**Goal:**
Answer with one number: how many lines hold the string "chart".
···
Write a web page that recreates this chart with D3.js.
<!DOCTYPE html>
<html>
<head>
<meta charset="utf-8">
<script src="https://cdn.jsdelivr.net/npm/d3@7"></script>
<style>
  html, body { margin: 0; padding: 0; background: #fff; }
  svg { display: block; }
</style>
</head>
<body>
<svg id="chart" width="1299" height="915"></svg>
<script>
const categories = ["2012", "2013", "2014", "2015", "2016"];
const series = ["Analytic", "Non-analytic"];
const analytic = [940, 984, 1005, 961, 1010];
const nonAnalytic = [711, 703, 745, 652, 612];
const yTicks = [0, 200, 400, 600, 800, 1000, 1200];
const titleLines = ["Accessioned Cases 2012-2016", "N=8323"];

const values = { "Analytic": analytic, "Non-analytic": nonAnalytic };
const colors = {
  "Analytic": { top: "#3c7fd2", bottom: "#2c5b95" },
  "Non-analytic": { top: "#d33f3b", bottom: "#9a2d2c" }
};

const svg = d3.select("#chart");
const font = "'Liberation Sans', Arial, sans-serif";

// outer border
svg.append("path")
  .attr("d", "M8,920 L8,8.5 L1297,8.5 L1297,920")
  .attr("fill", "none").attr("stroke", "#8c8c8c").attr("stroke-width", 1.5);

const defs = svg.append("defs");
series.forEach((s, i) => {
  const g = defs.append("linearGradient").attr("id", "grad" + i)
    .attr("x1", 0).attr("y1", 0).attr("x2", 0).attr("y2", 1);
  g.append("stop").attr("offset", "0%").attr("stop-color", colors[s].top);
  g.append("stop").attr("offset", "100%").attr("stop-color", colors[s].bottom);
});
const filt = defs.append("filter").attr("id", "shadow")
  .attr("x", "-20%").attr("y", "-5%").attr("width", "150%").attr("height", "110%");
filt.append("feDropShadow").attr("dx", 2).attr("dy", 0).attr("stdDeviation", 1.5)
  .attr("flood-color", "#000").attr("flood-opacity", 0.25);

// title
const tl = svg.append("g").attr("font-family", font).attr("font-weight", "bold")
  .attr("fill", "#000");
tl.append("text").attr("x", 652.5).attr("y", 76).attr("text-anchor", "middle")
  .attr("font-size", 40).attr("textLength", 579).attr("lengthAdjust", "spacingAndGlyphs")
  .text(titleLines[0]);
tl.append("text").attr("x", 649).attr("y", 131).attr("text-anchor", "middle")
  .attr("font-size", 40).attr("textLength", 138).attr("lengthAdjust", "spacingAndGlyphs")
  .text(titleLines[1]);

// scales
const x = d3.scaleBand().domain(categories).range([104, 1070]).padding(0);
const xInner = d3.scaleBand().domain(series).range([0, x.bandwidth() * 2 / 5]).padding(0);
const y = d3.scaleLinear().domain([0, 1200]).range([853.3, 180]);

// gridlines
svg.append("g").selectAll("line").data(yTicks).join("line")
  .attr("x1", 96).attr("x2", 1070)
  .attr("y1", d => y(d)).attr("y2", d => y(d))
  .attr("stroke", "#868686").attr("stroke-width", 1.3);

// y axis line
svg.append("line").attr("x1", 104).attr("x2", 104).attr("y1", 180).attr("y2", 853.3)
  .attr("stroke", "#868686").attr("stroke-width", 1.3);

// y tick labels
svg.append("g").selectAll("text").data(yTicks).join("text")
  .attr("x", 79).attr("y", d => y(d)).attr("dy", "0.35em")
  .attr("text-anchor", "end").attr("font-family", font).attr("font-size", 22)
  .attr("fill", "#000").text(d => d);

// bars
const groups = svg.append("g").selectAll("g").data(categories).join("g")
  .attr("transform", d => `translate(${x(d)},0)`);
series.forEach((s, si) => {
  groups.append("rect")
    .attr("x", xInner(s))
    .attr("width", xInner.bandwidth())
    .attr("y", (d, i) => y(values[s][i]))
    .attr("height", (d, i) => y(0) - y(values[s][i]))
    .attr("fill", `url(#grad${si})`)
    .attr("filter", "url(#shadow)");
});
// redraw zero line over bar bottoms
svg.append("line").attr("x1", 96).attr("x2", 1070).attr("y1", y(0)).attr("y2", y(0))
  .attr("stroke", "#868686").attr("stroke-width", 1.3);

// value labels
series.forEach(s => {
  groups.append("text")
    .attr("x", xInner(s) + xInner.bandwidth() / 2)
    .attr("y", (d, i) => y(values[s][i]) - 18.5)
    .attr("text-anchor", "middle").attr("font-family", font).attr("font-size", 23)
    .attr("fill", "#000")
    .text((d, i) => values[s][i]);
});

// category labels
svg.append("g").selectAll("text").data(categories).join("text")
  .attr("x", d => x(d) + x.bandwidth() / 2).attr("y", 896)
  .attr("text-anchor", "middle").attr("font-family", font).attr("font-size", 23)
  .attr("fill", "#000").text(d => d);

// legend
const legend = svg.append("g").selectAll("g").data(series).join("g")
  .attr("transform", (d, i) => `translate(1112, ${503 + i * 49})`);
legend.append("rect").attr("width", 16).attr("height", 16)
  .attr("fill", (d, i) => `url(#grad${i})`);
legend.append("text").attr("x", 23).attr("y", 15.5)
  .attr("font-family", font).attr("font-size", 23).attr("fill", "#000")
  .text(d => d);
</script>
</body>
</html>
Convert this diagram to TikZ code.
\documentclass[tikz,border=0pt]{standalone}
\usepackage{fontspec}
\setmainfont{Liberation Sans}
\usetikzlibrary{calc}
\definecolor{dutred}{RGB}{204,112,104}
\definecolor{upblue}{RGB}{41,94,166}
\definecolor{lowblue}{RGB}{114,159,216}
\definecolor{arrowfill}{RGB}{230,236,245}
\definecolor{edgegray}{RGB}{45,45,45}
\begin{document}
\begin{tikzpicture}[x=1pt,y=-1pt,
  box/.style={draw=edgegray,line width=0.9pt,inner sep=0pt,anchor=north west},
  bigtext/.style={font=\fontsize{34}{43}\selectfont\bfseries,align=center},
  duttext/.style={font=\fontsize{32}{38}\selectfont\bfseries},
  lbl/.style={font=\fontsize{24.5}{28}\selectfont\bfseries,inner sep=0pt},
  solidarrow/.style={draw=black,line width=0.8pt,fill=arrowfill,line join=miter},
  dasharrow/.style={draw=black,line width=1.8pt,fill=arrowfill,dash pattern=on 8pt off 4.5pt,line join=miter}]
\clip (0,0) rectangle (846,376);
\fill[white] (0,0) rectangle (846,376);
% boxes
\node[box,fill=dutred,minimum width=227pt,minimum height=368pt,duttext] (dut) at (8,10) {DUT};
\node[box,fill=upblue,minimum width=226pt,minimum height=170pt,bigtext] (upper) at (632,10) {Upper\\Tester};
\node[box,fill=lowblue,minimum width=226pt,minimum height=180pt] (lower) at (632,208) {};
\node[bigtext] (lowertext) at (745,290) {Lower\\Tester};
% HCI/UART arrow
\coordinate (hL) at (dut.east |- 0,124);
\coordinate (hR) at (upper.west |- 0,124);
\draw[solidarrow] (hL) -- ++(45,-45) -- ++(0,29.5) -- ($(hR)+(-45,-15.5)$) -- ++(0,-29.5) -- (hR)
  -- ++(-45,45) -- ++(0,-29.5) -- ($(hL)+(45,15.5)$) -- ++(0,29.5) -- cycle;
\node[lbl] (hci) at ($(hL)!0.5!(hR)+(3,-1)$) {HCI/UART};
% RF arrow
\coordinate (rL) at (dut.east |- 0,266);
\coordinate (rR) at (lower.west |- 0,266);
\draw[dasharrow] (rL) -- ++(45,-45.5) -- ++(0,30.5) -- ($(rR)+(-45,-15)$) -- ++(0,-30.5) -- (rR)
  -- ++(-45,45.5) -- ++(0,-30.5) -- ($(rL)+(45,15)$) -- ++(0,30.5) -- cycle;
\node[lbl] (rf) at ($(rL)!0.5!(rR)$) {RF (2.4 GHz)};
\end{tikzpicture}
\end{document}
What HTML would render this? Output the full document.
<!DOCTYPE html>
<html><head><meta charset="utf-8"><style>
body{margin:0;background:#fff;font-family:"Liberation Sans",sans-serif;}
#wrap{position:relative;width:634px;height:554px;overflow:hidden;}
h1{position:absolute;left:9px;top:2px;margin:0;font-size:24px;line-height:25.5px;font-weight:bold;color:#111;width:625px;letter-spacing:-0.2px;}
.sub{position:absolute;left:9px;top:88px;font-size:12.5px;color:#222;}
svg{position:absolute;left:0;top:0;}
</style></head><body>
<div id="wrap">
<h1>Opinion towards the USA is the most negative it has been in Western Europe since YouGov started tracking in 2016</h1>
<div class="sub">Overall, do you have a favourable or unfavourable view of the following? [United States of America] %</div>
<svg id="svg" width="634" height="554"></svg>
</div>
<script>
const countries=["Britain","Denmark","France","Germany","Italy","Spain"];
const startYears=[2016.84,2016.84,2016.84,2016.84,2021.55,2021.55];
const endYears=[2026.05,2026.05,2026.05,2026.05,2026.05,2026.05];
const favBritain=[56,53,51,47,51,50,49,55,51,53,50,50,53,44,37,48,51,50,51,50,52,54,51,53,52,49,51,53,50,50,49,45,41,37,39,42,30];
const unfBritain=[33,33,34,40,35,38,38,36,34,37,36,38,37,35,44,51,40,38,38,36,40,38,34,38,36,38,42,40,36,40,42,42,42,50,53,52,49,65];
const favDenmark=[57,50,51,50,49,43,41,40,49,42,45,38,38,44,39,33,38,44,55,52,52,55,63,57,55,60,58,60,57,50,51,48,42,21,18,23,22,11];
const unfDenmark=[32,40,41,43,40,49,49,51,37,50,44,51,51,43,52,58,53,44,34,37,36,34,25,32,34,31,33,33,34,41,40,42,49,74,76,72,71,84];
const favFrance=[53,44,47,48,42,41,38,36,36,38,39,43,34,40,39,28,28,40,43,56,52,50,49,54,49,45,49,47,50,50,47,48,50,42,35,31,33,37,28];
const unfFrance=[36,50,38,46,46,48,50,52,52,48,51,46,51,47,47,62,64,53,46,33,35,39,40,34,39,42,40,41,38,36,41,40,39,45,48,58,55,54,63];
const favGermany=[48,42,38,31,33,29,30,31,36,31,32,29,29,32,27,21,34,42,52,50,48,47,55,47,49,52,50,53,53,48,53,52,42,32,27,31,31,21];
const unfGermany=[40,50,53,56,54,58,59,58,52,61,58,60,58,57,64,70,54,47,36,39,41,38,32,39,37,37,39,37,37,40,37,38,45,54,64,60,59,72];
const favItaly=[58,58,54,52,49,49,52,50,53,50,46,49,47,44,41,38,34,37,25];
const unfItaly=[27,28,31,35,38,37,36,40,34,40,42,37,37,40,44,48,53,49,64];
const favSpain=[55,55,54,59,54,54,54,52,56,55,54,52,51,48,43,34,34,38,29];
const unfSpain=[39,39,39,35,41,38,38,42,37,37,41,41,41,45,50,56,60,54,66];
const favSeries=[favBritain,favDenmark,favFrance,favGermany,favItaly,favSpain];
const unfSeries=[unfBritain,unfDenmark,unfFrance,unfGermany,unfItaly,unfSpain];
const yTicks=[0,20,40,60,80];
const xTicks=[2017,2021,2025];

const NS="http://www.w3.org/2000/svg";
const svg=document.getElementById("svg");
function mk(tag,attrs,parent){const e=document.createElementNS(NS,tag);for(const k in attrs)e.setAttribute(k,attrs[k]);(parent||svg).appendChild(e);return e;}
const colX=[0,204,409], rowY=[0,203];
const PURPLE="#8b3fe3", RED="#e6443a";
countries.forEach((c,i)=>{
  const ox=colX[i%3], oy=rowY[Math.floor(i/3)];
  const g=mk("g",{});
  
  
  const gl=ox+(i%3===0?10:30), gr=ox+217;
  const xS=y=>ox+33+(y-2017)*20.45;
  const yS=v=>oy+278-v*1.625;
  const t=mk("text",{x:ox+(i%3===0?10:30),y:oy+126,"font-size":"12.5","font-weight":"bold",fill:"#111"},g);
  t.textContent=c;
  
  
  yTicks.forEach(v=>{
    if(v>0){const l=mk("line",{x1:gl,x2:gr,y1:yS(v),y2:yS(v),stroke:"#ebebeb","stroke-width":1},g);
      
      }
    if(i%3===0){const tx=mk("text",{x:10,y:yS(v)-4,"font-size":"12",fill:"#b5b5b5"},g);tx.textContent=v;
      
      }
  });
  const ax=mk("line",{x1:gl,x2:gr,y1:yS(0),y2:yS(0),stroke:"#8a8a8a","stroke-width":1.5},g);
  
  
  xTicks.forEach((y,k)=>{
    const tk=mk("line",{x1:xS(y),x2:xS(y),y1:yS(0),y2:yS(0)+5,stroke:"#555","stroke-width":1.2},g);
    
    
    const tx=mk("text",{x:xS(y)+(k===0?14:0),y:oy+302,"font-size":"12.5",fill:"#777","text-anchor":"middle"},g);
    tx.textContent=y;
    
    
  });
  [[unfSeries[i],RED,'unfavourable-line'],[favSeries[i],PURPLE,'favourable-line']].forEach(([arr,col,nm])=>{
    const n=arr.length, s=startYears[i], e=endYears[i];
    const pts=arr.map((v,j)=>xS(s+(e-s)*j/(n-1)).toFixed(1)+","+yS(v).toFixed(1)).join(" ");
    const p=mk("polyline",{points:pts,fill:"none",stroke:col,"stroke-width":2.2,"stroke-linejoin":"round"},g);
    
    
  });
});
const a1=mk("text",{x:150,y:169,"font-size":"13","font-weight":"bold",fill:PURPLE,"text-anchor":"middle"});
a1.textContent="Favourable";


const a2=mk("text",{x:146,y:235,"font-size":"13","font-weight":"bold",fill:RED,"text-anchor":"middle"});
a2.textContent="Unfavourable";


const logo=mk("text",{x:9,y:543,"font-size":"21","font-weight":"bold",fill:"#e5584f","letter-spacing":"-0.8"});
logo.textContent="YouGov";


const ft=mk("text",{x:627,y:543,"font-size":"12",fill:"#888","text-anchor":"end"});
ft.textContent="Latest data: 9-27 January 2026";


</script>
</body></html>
···
**Full answer:**
3